(Rows from a dataset of charts and code)
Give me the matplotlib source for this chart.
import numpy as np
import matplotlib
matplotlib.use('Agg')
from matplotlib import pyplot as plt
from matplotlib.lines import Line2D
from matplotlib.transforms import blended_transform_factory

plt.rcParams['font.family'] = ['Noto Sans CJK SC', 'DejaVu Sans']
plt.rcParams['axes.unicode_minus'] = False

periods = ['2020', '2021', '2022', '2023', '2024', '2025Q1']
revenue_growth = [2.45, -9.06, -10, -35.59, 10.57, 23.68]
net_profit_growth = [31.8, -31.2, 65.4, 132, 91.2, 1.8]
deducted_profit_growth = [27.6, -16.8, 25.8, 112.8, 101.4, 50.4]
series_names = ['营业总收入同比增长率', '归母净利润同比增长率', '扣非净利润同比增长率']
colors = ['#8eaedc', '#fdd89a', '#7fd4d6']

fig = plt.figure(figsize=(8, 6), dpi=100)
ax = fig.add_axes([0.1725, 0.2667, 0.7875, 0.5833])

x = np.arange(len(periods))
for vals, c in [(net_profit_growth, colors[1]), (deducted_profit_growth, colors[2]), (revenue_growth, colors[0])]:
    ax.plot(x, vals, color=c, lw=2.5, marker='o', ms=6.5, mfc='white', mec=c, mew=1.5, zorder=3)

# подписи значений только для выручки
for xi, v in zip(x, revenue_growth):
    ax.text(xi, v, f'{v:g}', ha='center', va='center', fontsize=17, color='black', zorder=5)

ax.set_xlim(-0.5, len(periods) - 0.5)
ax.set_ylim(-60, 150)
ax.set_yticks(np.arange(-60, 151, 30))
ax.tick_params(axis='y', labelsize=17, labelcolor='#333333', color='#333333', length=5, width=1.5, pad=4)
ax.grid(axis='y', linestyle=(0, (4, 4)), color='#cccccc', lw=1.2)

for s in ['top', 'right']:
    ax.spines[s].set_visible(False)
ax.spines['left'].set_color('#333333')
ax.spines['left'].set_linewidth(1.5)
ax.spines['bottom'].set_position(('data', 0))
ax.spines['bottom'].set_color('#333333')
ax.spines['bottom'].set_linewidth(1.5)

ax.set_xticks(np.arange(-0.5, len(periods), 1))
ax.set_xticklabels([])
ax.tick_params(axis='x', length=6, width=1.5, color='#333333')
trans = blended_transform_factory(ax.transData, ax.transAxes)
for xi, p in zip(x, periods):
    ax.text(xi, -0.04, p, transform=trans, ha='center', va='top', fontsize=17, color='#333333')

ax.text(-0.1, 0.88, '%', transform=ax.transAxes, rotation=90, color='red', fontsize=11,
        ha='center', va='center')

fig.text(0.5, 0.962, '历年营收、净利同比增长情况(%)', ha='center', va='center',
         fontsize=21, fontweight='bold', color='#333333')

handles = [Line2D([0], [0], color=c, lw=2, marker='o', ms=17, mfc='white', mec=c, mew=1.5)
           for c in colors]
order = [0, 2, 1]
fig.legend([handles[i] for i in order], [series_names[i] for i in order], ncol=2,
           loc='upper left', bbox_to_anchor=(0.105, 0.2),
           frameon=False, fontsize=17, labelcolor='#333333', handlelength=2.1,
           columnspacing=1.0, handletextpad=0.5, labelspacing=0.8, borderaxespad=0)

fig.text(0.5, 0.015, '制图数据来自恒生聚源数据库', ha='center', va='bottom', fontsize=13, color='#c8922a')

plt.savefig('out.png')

--

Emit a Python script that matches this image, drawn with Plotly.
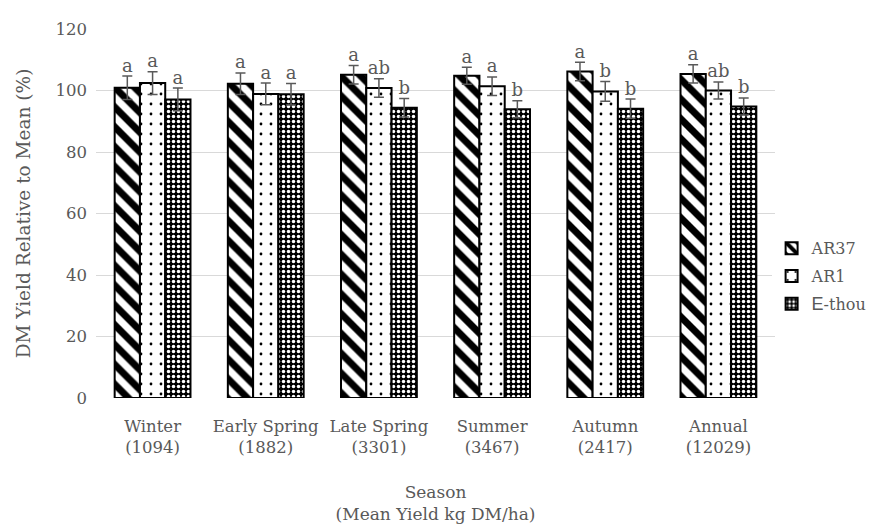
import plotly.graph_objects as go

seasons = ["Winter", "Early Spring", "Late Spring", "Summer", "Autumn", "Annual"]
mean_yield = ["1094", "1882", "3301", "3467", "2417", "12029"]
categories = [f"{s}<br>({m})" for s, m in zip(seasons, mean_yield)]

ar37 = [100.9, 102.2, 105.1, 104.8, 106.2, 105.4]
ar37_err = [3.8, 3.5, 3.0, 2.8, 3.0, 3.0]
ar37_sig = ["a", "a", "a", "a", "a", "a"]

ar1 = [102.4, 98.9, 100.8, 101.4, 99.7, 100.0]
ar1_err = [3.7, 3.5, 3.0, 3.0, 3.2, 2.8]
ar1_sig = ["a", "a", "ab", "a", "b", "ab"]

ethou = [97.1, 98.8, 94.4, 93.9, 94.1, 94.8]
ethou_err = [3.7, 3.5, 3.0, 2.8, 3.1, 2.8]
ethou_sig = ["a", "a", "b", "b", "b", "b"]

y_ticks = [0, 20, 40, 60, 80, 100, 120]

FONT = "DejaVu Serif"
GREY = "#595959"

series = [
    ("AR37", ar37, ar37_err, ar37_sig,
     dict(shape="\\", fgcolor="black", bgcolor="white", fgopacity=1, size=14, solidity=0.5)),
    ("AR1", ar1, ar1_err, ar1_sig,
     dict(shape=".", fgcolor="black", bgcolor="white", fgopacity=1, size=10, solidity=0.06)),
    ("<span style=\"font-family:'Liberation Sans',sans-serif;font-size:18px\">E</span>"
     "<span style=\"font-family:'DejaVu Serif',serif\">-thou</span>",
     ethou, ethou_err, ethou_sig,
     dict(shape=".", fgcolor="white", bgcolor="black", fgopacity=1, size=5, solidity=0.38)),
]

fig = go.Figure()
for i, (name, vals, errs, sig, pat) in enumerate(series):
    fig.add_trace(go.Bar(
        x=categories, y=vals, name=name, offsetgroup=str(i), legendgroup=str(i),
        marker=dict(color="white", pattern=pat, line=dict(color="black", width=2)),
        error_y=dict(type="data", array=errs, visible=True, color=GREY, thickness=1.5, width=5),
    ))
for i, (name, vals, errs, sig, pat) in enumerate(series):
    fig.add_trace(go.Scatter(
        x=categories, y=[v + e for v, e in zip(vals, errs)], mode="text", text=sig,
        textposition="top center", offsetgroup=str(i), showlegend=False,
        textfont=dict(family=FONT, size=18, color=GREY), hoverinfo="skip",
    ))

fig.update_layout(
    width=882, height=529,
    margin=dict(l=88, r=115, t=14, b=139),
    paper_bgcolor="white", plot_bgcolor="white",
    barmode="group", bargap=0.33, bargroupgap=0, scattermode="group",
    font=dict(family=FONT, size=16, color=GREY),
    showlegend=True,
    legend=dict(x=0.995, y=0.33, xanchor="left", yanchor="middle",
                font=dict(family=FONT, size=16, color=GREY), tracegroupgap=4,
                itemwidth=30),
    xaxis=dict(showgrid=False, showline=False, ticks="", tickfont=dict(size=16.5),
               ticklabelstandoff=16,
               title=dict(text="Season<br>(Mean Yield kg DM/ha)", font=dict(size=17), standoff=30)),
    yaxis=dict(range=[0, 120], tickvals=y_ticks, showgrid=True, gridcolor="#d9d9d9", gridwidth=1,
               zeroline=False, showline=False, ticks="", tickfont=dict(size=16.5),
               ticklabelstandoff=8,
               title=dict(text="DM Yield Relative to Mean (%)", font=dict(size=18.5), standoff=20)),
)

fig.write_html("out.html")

## Work to be completed
Extract and output the part that opens with the line containing "Give me the matplotlib source for this chart." and closes with the line containing "plt.rcParams['axes.unicode_minus'] = False", unchanged, ends included.

## The answer
Give me the matplotlib source for this chart.
import numpy as np
import matplotlib
matplotlib.use('Agg')
from matplotlib import pyplot as plt
from matplotlib.lines import Line2D
from matplotlib.transforms import blended_transform_factory

plt.rcParams['font.family'] = ['Noto Sans CJK SC', 'DejaVu Sans']
plt.rcParams['axes.unicode_minus'] = False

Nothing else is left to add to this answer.